TASK INSTRUCTIONS:
Print exactly the lines from the first one down to the line containing "(0,0) rectangle (1151,608);", both ends included, with no pictures and nothing else.

SUPPLIED INFORMATION:
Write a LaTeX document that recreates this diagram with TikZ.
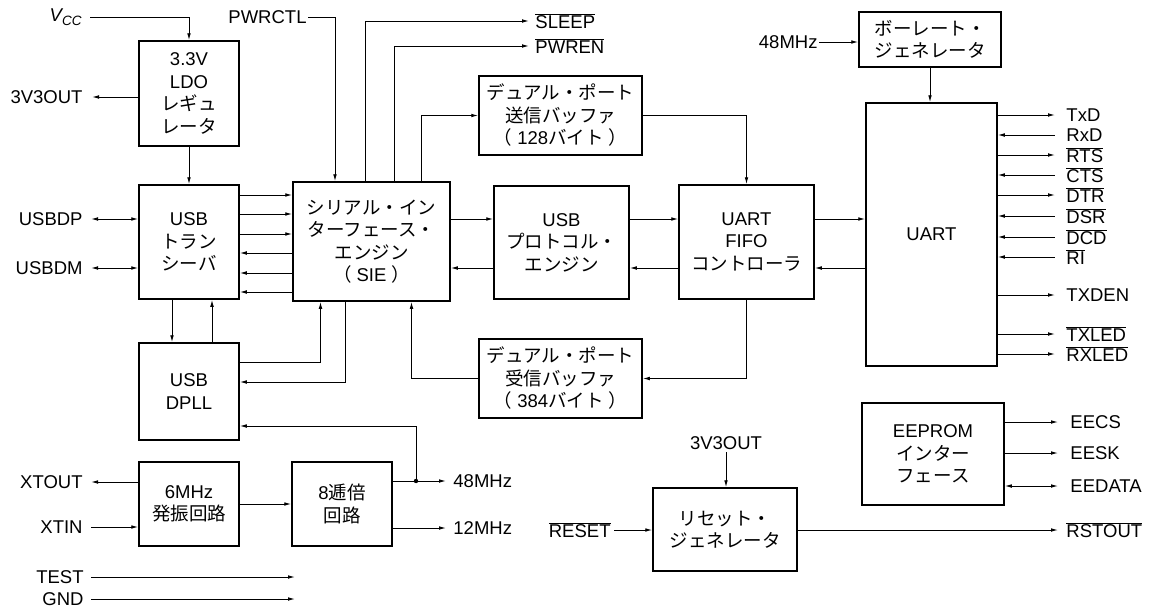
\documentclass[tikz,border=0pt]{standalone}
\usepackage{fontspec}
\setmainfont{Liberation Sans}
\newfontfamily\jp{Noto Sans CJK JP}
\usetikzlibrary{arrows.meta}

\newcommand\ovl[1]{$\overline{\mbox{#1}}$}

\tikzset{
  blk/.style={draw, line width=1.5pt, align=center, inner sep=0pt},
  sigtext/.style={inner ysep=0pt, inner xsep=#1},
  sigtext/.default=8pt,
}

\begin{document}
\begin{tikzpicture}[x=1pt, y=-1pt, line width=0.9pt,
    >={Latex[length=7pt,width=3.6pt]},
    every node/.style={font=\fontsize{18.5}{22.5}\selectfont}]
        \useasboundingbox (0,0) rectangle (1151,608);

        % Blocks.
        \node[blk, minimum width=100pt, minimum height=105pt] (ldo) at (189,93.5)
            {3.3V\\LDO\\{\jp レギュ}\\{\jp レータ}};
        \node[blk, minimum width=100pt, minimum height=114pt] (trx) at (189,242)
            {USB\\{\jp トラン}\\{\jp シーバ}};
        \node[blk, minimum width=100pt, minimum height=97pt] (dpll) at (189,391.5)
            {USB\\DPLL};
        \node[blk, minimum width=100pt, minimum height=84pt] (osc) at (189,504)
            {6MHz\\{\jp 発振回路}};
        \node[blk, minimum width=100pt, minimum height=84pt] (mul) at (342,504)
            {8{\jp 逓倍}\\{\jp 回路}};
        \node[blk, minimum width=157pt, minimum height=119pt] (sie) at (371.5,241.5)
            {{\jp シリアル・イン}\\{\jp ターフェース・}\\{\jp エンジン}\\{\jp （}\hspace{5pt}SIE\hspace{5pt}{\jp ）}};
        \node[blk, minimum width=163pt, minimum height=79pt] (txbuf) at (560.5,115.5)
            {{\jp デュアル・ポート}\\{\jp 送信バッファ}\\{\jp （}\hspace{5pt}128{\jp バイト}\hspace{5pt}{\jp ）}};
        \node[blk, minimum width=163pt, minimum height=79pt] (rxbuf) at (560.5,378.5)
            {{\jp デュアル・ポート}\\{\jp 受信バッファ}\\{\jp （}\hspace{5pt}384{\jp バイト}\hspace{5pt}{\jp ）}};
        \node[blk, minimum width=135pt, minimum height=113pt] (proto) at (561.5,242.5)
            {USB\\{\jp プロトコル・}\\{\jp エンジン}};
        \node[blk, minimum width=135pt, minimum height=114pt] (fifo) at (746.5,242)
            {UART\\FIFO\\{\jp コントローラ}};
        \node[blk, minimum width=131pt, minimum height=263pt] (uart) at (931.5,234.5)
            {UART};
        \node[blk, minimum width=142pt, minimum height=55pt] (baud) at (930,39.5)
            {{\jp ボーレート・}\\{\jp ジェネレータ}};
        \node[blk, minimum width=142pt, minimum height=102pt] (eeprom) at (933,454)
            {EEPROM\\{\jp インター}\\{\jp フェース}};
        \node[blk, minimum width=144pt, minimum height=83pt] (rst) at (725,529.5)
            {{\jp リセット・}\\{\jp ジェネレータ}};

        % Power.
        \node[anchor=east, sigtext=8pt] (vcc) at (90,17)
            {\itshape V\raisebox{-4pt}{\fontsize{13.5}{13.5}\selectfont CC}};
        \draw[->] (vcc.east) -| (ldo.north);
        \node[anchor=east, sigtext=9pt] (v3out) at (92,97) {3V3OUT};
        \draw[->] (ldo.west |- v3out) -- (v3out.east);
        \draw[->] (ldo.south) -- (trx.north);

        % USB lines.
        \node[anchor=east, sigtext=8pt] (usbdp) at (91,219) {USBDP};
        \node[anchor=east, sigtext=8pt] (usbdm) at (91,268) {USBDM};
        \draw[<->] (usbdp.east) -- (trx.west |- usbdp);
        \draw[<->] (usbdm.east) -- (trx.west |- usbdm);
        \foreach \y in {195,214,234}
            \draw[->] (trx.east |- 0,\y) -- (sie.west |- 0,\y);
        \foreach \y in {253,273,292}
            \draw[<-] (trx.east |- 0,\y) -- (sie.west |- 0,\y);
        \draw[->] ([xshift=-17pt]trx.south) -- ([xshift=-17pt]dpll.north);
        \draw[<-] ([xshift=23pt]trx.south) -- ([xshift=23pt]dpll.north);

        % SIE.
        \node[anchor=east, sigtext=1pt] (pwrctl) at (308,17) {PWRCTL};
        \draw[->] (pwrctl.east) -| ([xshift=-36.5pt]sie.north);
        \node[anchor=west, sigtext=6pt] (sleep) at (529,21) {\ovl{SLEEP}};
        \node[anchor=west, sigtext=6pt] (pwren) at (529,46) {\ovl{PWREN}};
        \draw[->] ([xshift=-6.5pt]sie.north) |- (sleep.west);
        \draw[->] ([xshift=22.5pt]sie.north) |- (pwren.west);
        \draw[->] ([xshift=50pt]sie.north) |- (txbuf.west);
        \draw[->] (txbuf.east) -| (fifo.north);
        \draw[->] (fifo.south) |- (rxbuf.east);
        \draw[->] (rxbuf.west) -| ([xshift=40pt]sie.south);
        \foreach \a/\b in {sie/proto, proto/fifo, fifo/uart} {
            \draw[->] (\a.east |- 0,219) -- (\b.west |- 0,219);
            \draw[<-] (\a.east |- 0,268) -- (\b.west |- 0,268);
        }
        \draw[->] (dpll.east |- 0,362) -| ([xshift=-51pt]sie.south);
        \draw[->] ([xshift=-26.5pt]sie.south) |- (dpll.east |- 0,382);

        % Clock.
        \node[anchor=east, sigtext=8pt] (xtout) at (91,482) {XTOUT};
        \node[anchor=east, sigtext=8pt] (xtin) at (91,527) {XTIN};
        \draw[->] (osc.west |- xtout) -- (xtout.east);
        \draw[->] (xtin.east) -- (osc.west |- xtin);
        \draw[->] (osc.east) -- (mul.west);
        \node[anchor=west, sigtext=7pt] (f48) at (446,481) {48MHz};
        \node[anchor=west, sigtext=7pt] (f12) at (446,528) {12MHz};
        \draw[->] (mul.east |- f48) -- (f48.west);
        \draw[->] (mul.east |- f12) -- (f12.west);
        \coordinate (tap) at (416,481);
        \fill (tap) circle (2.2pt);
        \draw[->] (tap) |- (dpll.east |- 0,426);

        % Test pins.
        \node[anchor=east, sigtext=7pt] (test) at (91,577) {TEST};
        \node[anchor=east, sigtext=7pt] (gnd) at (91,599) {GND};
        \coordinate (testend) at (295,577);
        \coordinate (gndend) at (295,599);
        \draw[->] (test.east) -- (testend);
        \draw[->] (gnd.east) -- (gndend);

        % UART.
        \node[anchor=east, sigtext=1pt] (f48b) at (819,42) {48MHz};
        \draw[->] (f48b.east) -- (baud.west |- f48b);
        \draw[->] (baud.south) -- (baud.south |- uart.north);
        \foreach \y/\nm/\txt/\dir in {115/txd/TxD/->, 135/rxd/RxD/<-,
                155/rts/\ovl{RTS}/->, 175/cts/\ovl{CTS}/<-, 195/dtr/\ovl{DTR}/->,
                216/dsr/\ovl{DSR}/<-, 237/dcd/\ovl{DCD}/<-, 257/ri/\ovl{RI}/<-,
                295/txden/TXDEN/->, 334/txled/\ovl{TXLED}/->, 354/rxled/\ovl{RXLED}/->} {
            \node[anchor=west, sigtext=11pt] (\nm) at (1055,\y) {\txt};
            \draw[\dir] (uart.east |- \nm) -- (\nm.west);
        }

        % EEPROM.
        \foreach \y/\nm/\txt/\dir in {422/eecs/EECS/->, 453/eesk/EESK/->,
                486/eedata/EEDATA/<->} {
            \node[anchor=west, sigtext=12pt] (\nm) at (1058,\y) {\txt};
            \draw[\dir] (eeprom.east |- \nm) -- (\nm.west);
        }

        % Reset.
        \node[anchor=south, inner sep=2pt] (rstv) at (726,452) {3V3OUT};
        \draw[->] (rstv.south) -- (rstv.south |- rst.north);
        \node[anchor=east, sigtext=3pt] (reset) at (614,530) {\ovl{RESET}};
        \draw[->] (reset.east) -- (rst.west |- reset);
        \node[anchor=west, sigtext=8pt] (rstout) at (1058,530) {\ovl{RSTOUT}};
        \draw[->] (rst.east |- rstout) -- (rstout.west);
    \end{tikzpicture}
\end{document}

THE RESULT:
Write a LaTeX document that recreates this diagram with TikZ.
\documentclass[tikz,border=0pt]{standalone}
\usepackage{fontspec}
\setmainfont{Liberation Sans}
\newfontfamily\jp{Noto Sans CJK JP}
\usetikzlibrary{arrows.meta}

\newcommand\ovl[1]{$\overline{\mbox{#1}}$}

\tikzset{
  blk/.style={draw, line width=1.5pt, align=center, inner sep=0pt},
  sigtext/.style={inner ysep=0pt, inner xsep=#1},
  sigtext/.default=8pt,
}

\begin{document}
\begin{tikzpicture}[x=1pt, y=-1pt, line width=0.9pt,
    >={Latex[length=7pt,width=3.6pt]},
    every node/.style={font=\fontsize{18.5}{22.5}\selectfont}]
        \useasboundingbox (0,0) rectangle (1151,608);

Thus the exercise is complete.